The consequence of the crackdown and the shift of focus to a ‘formal’ sector, ‘modern’, ‘regulated’ approach to mining was that informal mining went further underground, became more corrupt (more people to pay off) and became a more vulnerable source of livelihoods given its illegality. But informal mining has certainly not gone away. The bans and crackdowns cannot prevent livelihoods – as in the past under the draconian laws of the Natural Resource Board that implemented environmental legislation as a form of disciplining with ‘scientific’ rationale. The capacity to regulate and control is inevitably limited, so people find a way around. Technology has helped, with metal detecting equipment – notably the ubiquitous ‘Vuvuzela’ that arrived in the country around the time of the South Africa hosted World Cup – having made things cheaper and faster if you can get hold of the equipment (which is now cheap and easy). And the ‘makorokoza’ (informal miners) are increasingly organised and vocal, often reflecting young people’s dismay at the stance of the state, and associated elites, with threats to invade mines and challenge the mining barons and the patronage based economy.
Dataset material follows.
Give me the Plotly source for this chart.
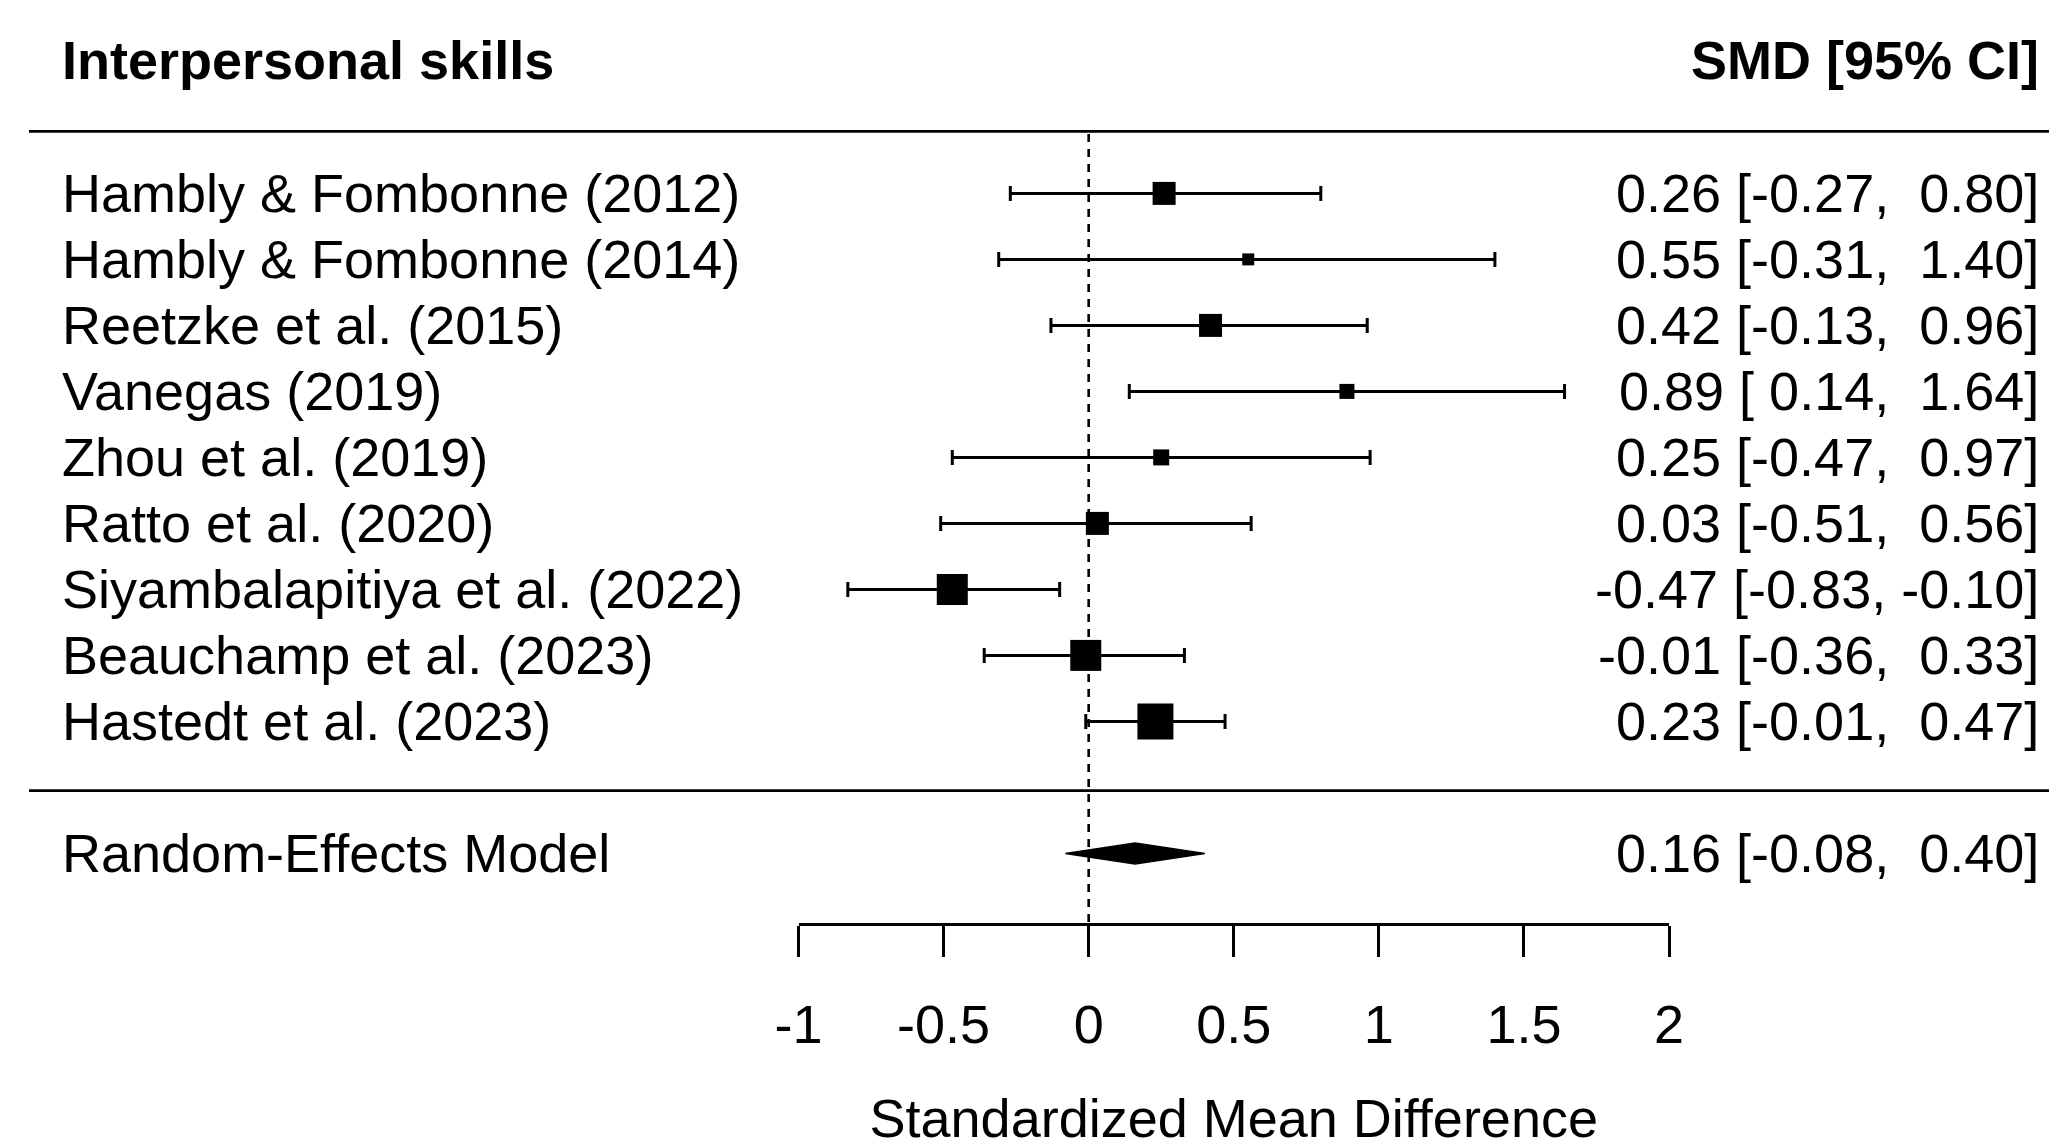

In our study sites, particularly in the drier south of Masvingo and Matebeland South – small-scale mining and illegal panning is widespread and essential for livelihoods. Recourse to modernist and environmental rhetoric to justify elite grabbing of resources is a well-known move in Zimbabwe as elsewhere, but if the state was genuinely interested in inclusive development and environmental protection, it should return to some of the lessons learned in the 1990s, and develop a more integrated, decentralised and broad-based mining policy. And this has to come with a long overdue revision of the Mines and Minerals Act. With its colonial origins, it should no longer have such a purpose and a more balanced and equivalent perspective on land and resource use needs to be enshrined in law. All this will benefit people, the environment – and the exchequer. Unfortunately the current political economy of mining means this is unfortunately rather unlikely.